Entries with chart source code
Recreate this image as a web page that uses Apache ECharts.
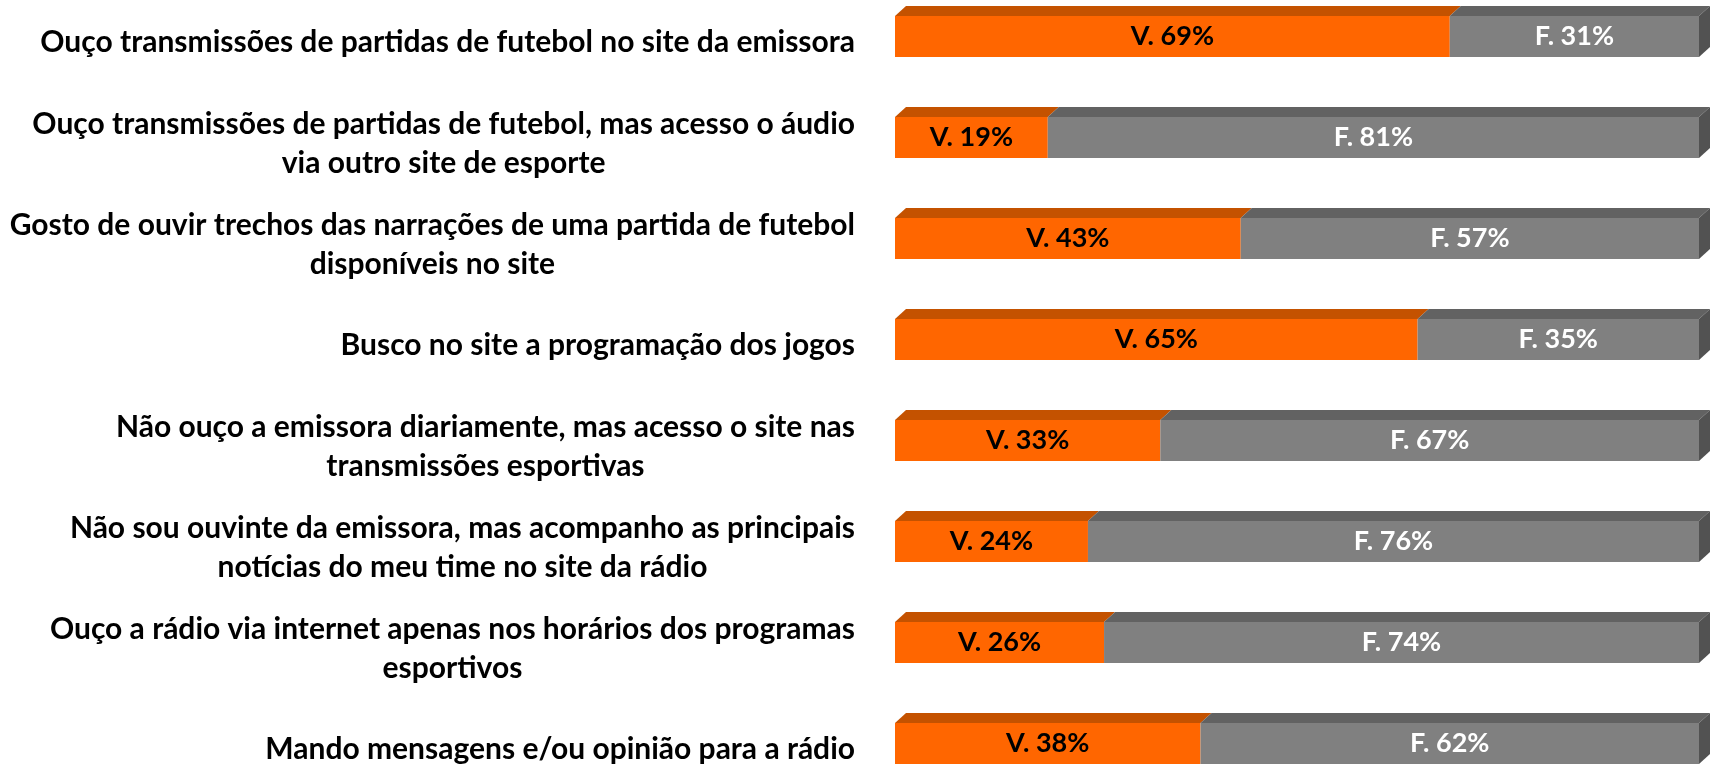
<!DOCTYPE html>
<html>
<head>
<meta charset="utf-8">
<script src="https://cdn.jsdelivr.net/npm/echarts@6/dist/echarts.min.js"></script>
<style>
  html, body { margin: 0; padding: 0; background: #fff; }
  #chart { width: 1714px; height: 767px; }
</style>
</head>
<body>
<div id="chart"></div>
<script>
const categories = [
  'Ouço transmissões de partidas de futebol no site da emissora',
  'Ouço transmissões de partidas de futebol, mas acesso o áudio\nvia outro site de esporte',
  'Gosto de ouvir trechos das narrações de uma partida de futebol\ndisponíveis no site',
  'Busco no site a programação dos jogos',
  'Não ouço a emissora diariamente, mas acesso o site nas\ntransmissões esportivas',
  'Não sou ouvinte da emissora, mas acompanho as principais\nnotícias do meu time no site da rádio',
  'Ouço a rádio via internet apenas nos horários dos programas\nesportivos',
  'Mando mensagens e/ou opinião para a rádio'
];
const trueValues = [69, 19, 43, 65, 33, 24, 26, 38];
const falseValues = [31, 81, 57, 35, 67, 76, 74, 62];

const FONT = 'Lato, "Open Sans", sans-serif';
const DX = 11, DY = 10;

// segmento 3D: frente + topo (+ lateral no último)
function makeRender(front, topColor, sideColor, textColor, prefix, last) {
  return function (params, api) {
    const cat = api.value(2);
    const p0 = api.coord([api.value(0), cat]);
    const p1 = api.coord([api.value(1), cat]);
    const h = api.size([0, 1])[1] * 0.405;
    const top = p0[1] - h / 2;
    const bottom = p0[1] + h / 2;
    const x0 = p0[0], x1 = p1[0];
    const children = [
      {
        type: 'polygon',
        shape: { points: [[x0, top], [x1, top], [x1 + DX, top - DY], [x0 + DX, top - DY]] },
        style: { fill: topColor }
      },
      {
        type: 'rect',
        shape: { x: x0, y: top, width: x1 - x0, height: h },
        style: { fill: front }
      }
    ];
    if (last) {
      children.push({
        type: 'polygon',
        shape: { points: [[x1, top], [x1 + DX, top - DY], [x1 + DX, bottom - DY], [x1, bottom]] },
        style: { fill: sideColor }
      });
    }
    children.push({
      type: 'text',
      style: {
        text: prefix + api.value(3) + '%',
        x: (x0 + x1) / 2,
        y: p0[1],
        align: 'center',
        verticalAlign: 'middle',
        fill: textColor,
        font: 'bold 27px ' + FONT
      }
    });
    return { type: 'group', children: children };
  };
}

const chart = echarts.init(document.getElementById('chart'));
chart.setOption({
  animation: false,
  grid: { left: 895, right: 15, top: -14, height: 808, outerBoundsMode: 'none', containLabel: false },
  xAxis: { type: 'value', min: 0, max: 100, show: false },
  yAxis: {
    type: 'category',
    data: categories,
    inverse: true,
    axisLine: { show: false },
    axisTick: { show: false },
    splitLine: { show: false },
    axisLabel: {
      margin: 40,
      padding: [12, 0, 0, 0],
      formatter: function (v) {
        return v.split('\n').map(function (l) { return '{c|' + l + '}'; }).join('\n');
      },
      rich: {
        c: {
          align: 'center',
          fontFamily: FONT,
          fontWeight: 'bold',
          fontSize: 30,
          lineHeight: 39,
          color: '#000'
        }
      }
    }
  },
  series: [
    {
      type: 'custom',
      renderItem: makeRender('#FF6600', '#C45200', '#A04400', '#000', 'V. ', false),
      encode: { x: [0, 1], y: 2 },
      data: trueValues.map(function (v, i) { return [0, v, i, v]; })
    },
    {
      type: 'custom',
      renderItem: makeRender('#808080', '#626262', '#525252', '#fff', 'F. ', true),
      encode: { x: [0, 1], y: 2 },
      data: falseValues.map(function (v, i) { return [trueValues[i], trueValues[i] + v, i, v]; })
    }
  ]
});
</script>
</body>
</html>
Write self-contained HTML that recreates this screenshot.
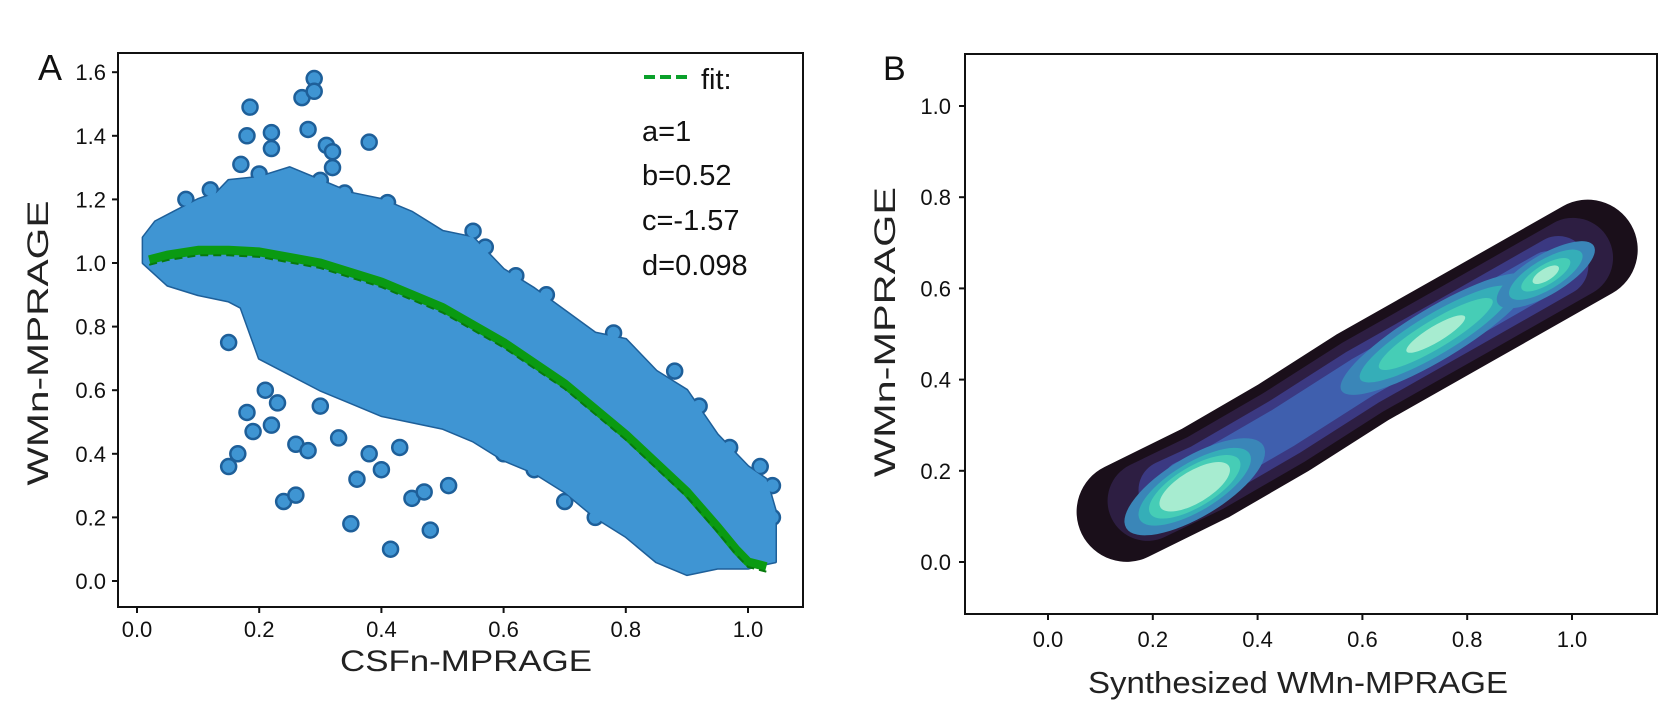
<!DOCTYPE html>
<html><head><meta charset="utf-8"><style>
html,body{margin:0;padding:0;background:#fff;}
svg{display:block;font-family:"Liberation Sans",sans-serif;}
</style></head><body>
<svg id="fig" width="1676" height="728" viewBox="0 0 1676 728">
<g id="panelA"></g>
<g id="panelB"></g>
</svg>
<script>
// ---------- Panel A data ----------
const aTicksX = [0.0, 0.2, 0.4, 0.6, 0.8, 1.0];
const aTicksY = [0.0, 0.2, 0.4, 0.6, 0.8, 1.0, 1.2, 1.4, 1.6];
const bandUpperX = [0.01,0.03,0.06,0.1,0.13,0.15,0.2,0.25,0.3,0.35,0.4,0.45,0.5,0.55,0.6,0.65,0.7,0.75,0.8,0.85,0.9,0.95,1.0,1.03,1.045];
const bandUpperY = [1.08,1.13,1.16,1.2,1.22,1.26,1.27,1.3,1.26,1.22,1.2,1.16,1.1,1.08,0.98,0.92,0.85,0.78,0.76,0.66,0.6,0.46,0.36,0.32,0.22];
const bandLowerX = [1.045,1.02,1.0,0.95,0.9,0.85,0.8,0.75,0.7,0.65,0.6,0.55,0.5,0.45,0.4,0.35,0.3,0.25,0.2,0.17,0.15,0.1,0.05,0.01];
const bandLowerY = [0.06,0.05,0.04,0.04,0.02,0.06,0.14,0.2,0.28,0.34,0.38,0.44,0.48,0.5,0.52,0.56,0.6,0.65,0.7,0.86,0.88,0.9,0.93,1.0];
const outX = [0.15,0.165,0.18,0.19,0.22,0.24,0.26,0.26,0.28,0.35,0.36,0.415,0.45,0.48,0.47,0.51,0.15,0.185,0.18,0.22,0.22,0.27,0.29,0.29,0.28,0.31,0.32,0.38,0.32,0.57,0.62,1.04,1.04,1.02,0.23,0.21,0.3,0.33,0.38,0.4,0.43,0.6,0.65,0.7,0.75,0.2,0.17,0.3,0.34,0.41,0.55,0.67,0.78,0.88,0.92,0.97,1.01,0.08,0.12];
const outY = [0.36,0.40,0.53,0.47,0.49,0.25,0.27,0.43,0.41,0.18,0.32,0.10,0.26,0.16,0.28,0.30,0.75,1.49,1.40,1.41,1.36,1.52,1.58,1.54,1.42,1.37,1.35,1.38,1.30,1.05,0.96,0.30,0.20,0.36,0.56,0.60,0.55,0.45,0.40,0.35,0.42,0.40,0.35,0.25,0.20,1.28,1.31,1.26,1.22,1.19,1.1,0.9,0.78,0.66,0.55,0.42,0.3,1.2,1.23];
const fitX = [0.02,0.05,0.1,0.15,0.2,0.3,0.4,0.5,0.6,0.7,0.8,0.9,0.95,0.98,1.0,1.03];
const fitY = [1.01,1.025,1.04,1.04,1.035,1.0,0.94,0.86,0.75,0.62,0.46,0.28,0.17,0.10,0.06,0.045];
const fitParams = ["a=1","b=0.52","c=-1.57","d=0.098"];
// ---------- Panel B data ----------
const bTicksX = [0.0, 0.2, 0.4, 0.6, 0.8, 1.0];
const bTicksY = [0.0, 0.2, 0.4, 0.6, 0.8, 1.0];
const ridgeX = [0.15,0.3,0.45,0.6,0.8,1.03];
const ridgeY = [0.11,0.195,0.295,0.405,0.535,0.685];
const levelColors = ["#1a0f1a","#2d1e42","#3b3982","#3f5fae"];
const levelWidths = [100,80,60,42];
const levelStart = [0,0.04,0.08,0.11];
const peakX = [0.28,0.74,0.95];
const peakY = [0.165,0.5,0.63];
const blobColors = ["#3a86b8","#35aeb8","#46cdb6","#a7ecd0"];

const NS="http://www.w3.org/2000/svg";
function mk(tag,attrs,parent){const e=document.createElementNS(NS,tag);for(const k in attrs)e.setAttribute(k,attrs[k]);parent.appendChild(e);return e;}
const fmt=v=>v.toFixed(1);

// ---------- Panel A ----------
const A=document.getElementById('panelA');
const ax=v=>137+v*611, ay=v=>581-v*318;
let t=mk('text',{x:38,y:80,'font-size':36,fill:'#111'},A);t.textContent='A';

let pts=[];
bandUpperX.forEach((x,i)=>pts.push(ax(x)+','+ay(bandUpperY[i])));
bandLowerX.forEach((x,i)=>pts.push(ax(x)+','+ay(bandLowerY[i])));
let band=mk('polygon',{points:pts.join(' '),fill:'#3f95d3',stroke:'#1e5f99','stroke-width':3,'stroke-linejoin':'round'},A);


outX.forEach((x,i)=>{
  const c=mk('circle',{cx:ax(x),cy:ay(outY[i]),r:7.5,fill:'#3f95d3',stroke:'#1e5f99','stroke-width':2.5},A);
  
  
});
let band2=mk('polygon',{points:pts.join(' '),fill:'#3f95d3'},A);


let fp=fitX.map((x,i)=>ax(x)+','+ay(fitY[i])).join(' ');
let fl=mk('polyline',{points:fp,fill:'none',stroke:'#0a9a12','stroke-width':9,'stroke-linejoin':'round'},A);


let fl2=mk('polyline',{points:fp,fill:'none',stroke:'#077a0c','stroke-width':2,'stroke-dasharray':'8 5',transform:'translate(0,5)'},A);


let bx=mk('rect',{x:118,y:53,width:685,height:554,fill:'none',stroke:'#111','stroke-width':2},A);

aTicksY.forEach(v=>{
  const l=mk('line',{x1:112,x2:118,y1:ay(v),y2:ay(v),stroke:'#111','stroke-width':2},A);
  
  const s=mk('text',{x:106,y:ay(v)+8,'font-size':22,'text-anchor':'end',fill:'#111'},A);s.textContent=fmt(v);
  
});
aTicksX.forEach(v=>{
  const l=mk('line',{x1:ax(v),x2:ax(v),y1:607,y2:613,stroke:'#111','stroke-width':2},A);
  
  const s=mk('text',{x:ax(v),y:637,'font-size':22,'text-anchor':'middle',fill:'#111'},A);s.textContent=fmt(v);
  
});
t=mk('text',{x:340,y:671,'font-size':30,fill:'#222',textLength:252,lengthAdjust:'spacingAndGlyphs'},A);t.textContent='CSFn-MPRAGE';

t=mk('text',{x:0,y:0,'font-size':30,'text-anchor':'middle',fill:'#222',textLength:285,lengthAdjust:'spacingAndGlyphs',transform:'translate(48,343) rotate(-90)'},A);t.textContent='WMn-MPRAGE';

let lg=mk('line',{x1:644,x2:692,y1:77,y2:77,stroke:'#0aa02a','stroke-width':4,'stroke-dasharray':'11 5'},A);

t=mk('text',{x:701,y:89,'font-size':29,fill:'#111'},A);t.textContent='fit:';

const pb=[141,185,230,275];
fitParams.forEach((p,i)=>{
  const s=mk('text',{x:642,y:pb[i],'font-size':29,fill:'#111'},A);s.textContent=p;
  
});

// ---------- Panel B ----------
const B=document.getElementById('panelB');
const bx_=v=>1048+v*524, by_=v=>562-v*456;
t=mk('text',{x:883,y:80,'font-size':34,fill:'#111'},B);t.textContent='B';

levelColors.forEach((c,k)=>{
  const n=ridgeX.length;
  const s0=levelStart[k];
  const p=ridgeX.map((x,i)=>{
    let xx=x, yy=ridgeY[i];
    if(i===0){xx=x+s0;yy=ridgeY[0]+s0*0.6;}
    if(i===n-1){xx=x-s0*0.7;yy=ridgeY[n-1]-s0*0.45;}
    return bx_(xx)+','+by_(yy);
  }).join(' ');
  const pl=mk('polyline',{points:p,fill:'none',stroke:c,'stroke-width':levelWidths[k],'stroke-linecap':'round','stroke-linejoin':'round'},B);
  
  
});
const blobSizes=[[[80,30],[64,24],[52,20],[40,16]],[[110,26],[88,20],[66,14],[34,8]],[[56,20],[42,15],[28,10],[15,6]]];
peakX.forEach((x,i)=>{
  blobColors.forEach((c,k)=>{
    const [rx,ry]=blobSizes[i][k];
    const e=mk('ellipse',{cx:bx_(x),cy:by_(peakY[i]),rx:rx,ry:ry,fill:c,transform:`rotate(-31 ${bx_(x)} ${by_(peakY[i])})`},B);
    
    
  });
});
let bb=mk('rect',{x:965,y:54,width:692,height:560,fill:'none',stroke:'#111','stroke-width':2},B);

bTicksY.forEach(v=>{
  const l=mk('line',{x1:959,x2:965,y1:by_(v),y2:by_(v),stroke:'#111','stroke-width':2},B);
  
  const s=mk('text',{x:951,y:by_(v)+8,'font-size':22,'text-anchor':'end',fill:'#111'},B);s.textContent=fmt(v);
  
});
bTicksX.forEach(v=>{
  const l=mk('line',{x1:bx_(v),x2:bx_(v),y1:614,y2:620,stroke:'#111','stroke-width':2},B);
  
  const s=mk('text',{x:bx_(v),y:647,'font-size':22,'text-anchor':'middle',fill:'#111'},B);s.textContent=fmt(v);
  
});
t=mk('text',{x:1088,y:693,'font-size':31,fill:'#222',textLength:420,lengthAdjust:'spacingAndGlyphs'},B);t.textContent='Synthesized WMn-MPRAGE';

t=mk('text',{x:0,y:0,'font-size':30,'text-anchor':'middle',fill:'#222',textLength:290,lengthAdjust:'spacingAndGlyphs',transform:'translate(895,332) rotate(-90)'},B);t.textContent='WMn-MPRAGE';

</script>
</body></html>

> [Task description]: Gather up the lines containing the word "that" from these records and copy them.

> [Answer for this exercise]:
Recreate this image as a web page that uses Apache ECharts.
Write self-contained HTML that recreates this screenshot.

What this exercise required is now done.